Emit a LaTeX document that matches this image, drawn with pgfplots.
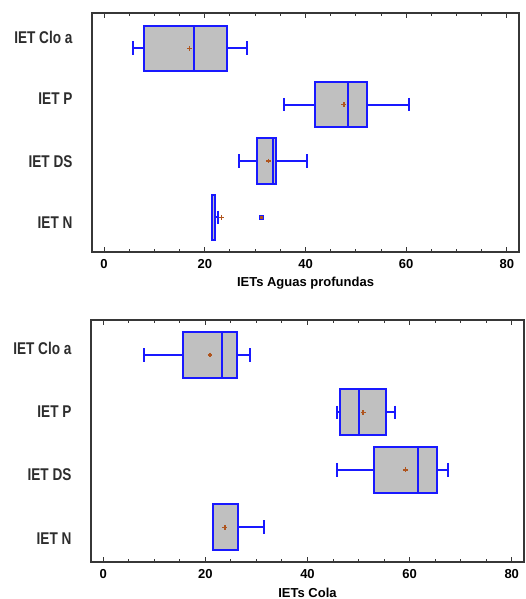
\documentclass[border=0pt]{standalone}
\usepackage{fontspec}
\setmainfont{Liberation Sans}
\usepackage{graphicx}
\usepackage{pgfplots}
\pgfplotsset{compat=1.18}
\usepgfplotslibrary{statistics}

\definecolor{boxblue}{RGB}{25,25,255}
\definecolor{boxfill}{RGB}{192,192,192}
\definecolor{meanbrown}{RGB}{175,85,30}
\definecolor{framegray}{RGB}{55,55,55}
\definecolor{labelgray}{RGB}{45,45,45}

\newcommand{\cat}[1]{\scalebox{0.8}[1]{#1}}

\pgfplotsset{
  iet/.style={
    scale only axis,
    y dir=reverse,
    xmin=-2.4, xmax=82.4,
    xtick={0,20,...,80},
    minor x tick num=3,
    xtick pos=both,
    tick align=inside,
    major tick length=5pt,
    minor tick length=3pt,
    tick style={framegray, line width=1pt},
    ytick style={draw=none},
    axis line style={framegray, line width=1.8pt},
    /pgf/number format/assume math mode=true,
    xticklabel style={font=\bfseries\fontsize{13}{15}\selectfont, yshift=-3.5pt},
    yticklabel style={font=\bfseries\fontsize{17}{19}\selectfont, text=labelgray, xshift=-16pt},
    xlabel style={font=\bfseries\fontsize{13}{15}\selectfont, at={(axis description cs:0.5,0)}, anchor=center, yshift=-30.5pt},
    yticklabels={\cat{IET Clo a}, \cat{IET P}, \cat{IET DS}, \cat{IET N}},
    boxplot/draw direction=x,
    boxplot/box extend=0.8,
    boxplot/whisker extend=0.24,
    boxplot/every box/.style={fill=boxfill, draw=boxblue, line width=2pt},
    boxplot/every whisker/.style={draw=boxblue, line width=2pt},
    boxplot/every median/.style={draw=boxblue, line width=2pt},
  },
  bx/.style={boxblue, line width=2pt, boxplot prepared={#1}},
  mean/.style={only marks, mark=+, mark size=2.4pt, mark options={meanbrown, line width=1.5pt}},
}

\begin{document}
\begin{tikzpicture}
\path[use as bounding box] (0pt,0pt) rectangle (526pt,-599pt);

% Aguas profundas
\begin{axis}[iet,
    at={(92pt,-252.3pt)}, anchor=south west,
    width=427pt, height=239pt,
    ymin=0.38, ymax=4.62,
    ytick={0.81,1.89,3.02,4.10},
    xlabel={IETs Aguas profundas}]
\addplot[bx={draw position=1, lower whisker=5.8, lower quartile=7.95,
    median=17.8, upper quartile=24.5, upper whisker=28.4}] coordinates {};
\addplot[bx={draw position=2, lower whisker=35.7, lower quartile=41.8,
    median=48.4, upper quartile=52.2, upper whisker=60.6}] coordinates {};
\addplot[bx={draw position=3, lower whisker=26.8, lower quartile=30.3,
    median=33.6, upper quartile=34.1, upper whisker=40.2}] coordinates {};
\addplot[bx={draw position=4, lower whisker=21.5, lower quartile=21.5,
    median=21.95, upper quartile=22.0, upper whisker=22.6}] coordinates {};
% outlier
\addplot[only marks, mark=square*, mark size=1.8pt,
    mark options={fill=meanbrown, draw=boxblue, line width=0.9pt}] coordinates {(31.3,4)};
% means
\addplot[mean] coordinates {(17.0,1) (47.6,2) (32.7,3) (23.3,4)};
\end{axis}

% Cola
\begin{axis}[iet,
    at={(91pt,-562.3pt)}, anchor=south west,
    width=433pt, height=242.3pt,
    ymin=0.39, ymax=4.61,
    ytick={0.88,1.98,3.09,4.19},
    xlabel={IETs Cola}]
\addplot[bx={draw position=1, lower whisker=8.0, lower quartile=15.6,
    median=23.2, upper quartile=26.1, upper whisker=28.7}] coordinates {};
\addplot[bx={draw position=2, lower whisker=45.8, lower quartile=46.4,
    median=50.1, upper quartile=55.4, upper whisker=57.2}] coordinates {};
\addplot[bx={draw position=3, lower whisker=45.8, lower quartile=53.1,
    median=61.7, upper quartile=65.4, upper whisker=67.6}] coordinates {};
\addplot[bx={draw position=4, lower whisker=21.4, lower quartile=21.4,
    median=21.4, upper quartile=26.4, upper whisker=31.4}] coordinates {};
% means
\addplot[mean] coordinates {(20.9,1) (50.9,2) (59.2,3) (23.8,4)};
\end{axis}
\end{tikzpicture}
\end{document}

════════════════════

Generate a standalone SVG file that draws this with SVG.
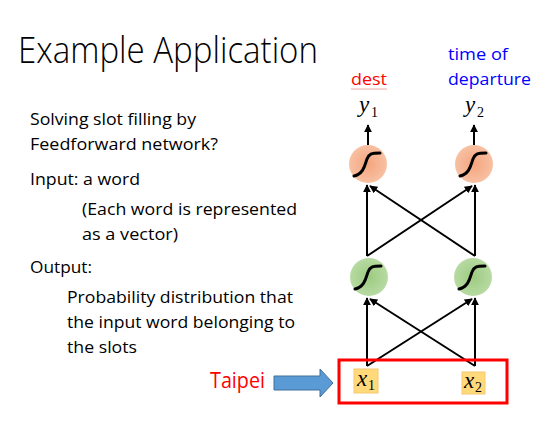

════════════════════

■ **Exercise directions**
Look above for the line with "Emit a LaTeX" and copy exactly from it through the line with "(0pt,0pt) rectangle (526pt,-599pt);", both included. Omit the pictures.

■ **Solved problem**
Emit a LaTeX document that matches this image, drawn with pgfplots.
\documentclass[border=0pt]{standalone}
\usepackage{fontspec}
\setmainfont{Liberation Sans}
\usepackage{graphicx}
\usepackage{pgfplots}
\pgfplotsset{compat=1.18}
\usepgfplotslibrary{statistics}

\definecolor{boxblue}{RGB}{25,25,255}
\definecolor{boxfill}{RGB}{192,192,192}
\definecolor{meanbrown}{RGB}{175,85,30}
\definecolor{framegray}{RGB}{55,55,55}
\definecolor{labelgray}{RGB}{45,45,45}

\newcommand{\cat}[1]{\scalebox{0.8}[1]{#1}}

\pgfplotsset{
  iet/.style={
    scale only axis,
    y dir=reverse,
    xmin=-2.4, xmax=82.4,
    xtick={0,20,...,80},
    minor x tick num=3,
    xtick pos=both,
    tick align=inside,
    major tick length=5pt,
    minor tick length=3pt,
    tick style={framegray, line width=1pt},
    ytick style={draw=none},
    axis line style={framegray, line width=1.8pt},
    /pgf/number format/assume math mode=true,
    xticklabel style={font=\bfseries\fontsize{13}{15}\selectfont, yshift=-3.5pt},
    yticklabel style={font=\bfseries\fontsize{17}{19}\selectfont, text=labelgray, xshift=-16pt},
    xlabel style={font=\bfseries\fontsize{13}{15}\selectfont, at={(axis description cs:0.5,0)}, anchor=center, yshift=-30.5pt},
    yticklabels={\cat{IET Clo a}, \cat{IET P}, \cat{IET DS}, \cat{IET N}},
    boxplot/draw direction=x,
    boxplot/box extend=0.8,
    boxplot/whisker extend=0.24,
    boxplot/every box/.style={fill=boxfill, draw=boxblue, line width=2pt},
    boxplot/every whisker/.style={draw=boxblue, line width=2pt},
    boxplot/every median/.style={draw=boxblue, line width=2pt},
  },
  bx/.style={boxblue, line width=2pt, boxplot prepared={#1}},
  mean/.style={only marks, mark=+, mark size=2.4pt, mark options={meanbrown, line width=1.5pt}},
}

\begin{document}
\begin{tikzpicture}
\path[use as bounding box] (0pt,0pt) rectangle (526pt,-599pt);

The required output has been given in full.